RECORDS PROVIDED:
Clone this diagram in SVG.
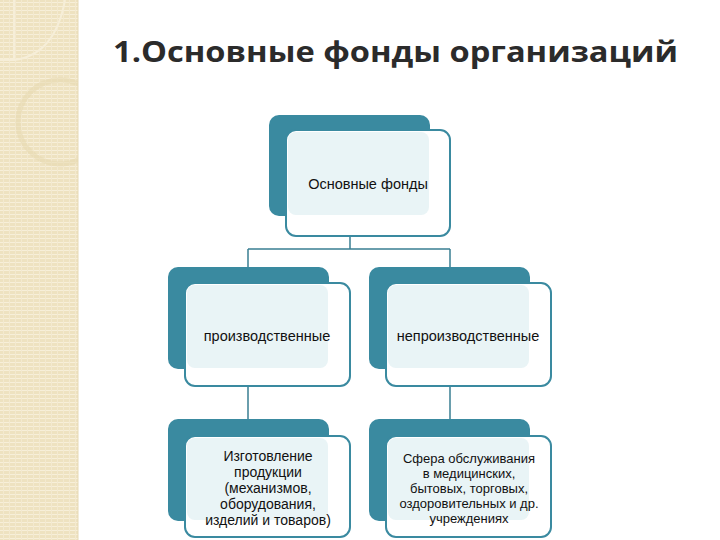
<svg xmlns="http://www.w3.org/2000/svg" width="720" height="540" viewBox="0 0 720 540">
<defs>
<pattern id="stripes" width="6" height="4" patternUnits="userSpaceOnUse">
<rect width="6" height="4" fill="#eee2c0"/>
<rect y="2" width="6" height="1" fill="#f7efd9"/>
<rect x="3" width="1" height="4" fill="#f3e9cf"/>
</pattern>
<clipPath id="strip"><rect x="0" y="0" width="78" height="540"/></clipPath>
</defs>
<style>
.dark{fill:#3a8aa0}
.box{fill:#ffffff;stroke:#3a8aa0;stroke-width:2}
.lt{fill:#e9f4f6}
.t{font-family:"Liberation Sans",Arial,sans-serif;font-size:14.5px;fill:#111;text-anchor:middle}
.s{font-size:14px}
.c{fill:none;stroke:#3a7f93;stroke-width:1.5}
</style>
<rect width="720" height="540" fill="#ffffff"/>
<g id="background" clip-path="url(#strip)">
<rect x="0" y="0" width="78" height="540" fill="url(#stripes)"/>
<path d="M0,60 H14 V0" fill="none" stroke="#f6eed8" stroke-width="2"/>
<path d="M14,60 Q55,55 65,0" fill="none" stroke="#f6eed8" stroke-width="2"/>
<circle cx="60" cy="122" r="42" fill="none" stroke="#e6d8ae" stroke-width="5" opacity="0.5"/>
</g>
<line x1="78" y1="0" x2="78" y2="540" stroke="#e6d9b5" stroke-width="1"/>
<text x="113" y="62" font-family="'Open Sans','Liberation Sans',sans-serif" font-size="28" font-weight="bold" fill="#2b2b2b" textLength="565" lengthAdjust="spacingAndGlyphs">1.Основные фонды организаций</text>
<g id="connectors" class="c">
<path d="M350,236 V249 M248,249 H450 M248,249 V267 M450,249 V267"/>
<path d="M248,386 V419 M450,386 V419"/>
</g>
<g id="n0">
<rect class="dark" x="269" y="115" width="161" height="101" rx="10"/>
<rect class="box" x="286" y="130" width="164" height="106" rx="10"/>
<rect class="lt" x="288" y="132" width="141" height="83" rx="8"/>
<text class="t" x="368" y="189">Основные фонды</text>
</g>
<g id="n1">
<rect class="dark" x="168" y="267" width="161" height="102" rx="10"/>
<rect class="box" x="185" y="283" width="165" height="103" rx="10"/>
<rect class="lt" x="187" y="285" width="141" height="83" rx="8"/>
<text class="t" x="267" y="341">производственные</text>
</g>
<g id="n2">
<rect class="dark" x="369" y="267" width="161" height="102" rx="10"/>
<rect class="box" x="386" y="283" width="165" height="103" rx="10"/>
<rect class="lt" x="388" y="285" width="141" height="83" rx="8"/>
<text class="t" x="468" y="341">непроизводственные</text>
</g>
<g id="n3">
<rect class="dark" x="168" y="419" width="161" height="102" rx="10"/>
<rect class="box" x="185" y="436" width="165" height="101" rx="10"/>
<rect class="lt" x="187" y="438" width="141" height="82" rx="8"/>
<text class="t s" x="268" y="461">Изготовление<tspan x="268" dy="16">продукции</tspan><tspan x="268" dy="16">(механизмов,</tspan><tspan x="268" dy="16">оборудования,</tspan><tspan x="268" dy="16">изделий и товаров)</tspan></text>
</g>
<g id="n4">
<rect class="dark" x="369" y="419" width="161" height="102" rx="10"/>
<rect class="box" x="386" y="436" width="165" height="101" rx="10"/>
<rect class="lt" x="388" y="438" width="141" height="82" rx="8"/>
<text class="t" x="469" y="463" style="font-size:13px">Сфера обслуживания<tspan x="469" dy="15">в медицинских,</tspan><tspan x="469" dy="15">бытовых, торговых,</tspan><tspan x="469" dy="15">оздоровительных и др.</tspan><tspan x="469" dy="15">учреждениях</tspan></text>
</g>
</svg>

--

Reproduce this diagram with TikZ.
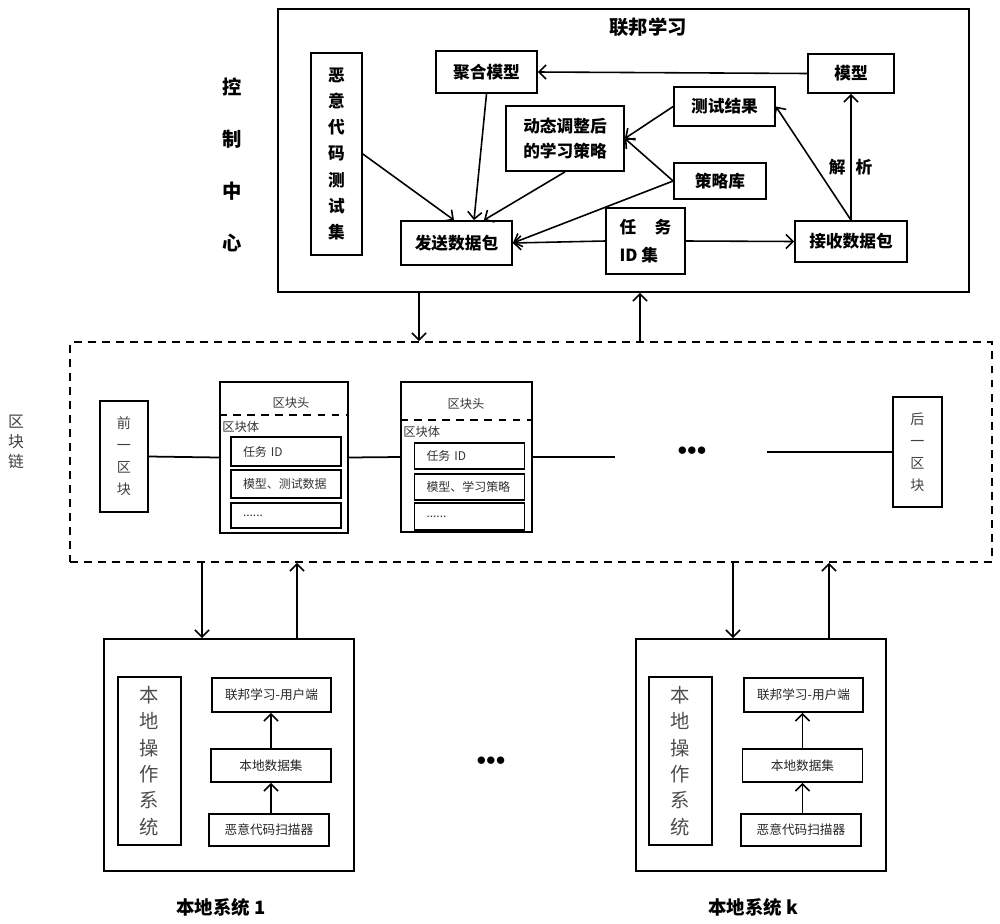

STATED TASK:
Collect the lines that hold "this".

RESULT OF THE EXERCISE:
Clone this diagram in SVG.
Reproduce this diagram with TikZ.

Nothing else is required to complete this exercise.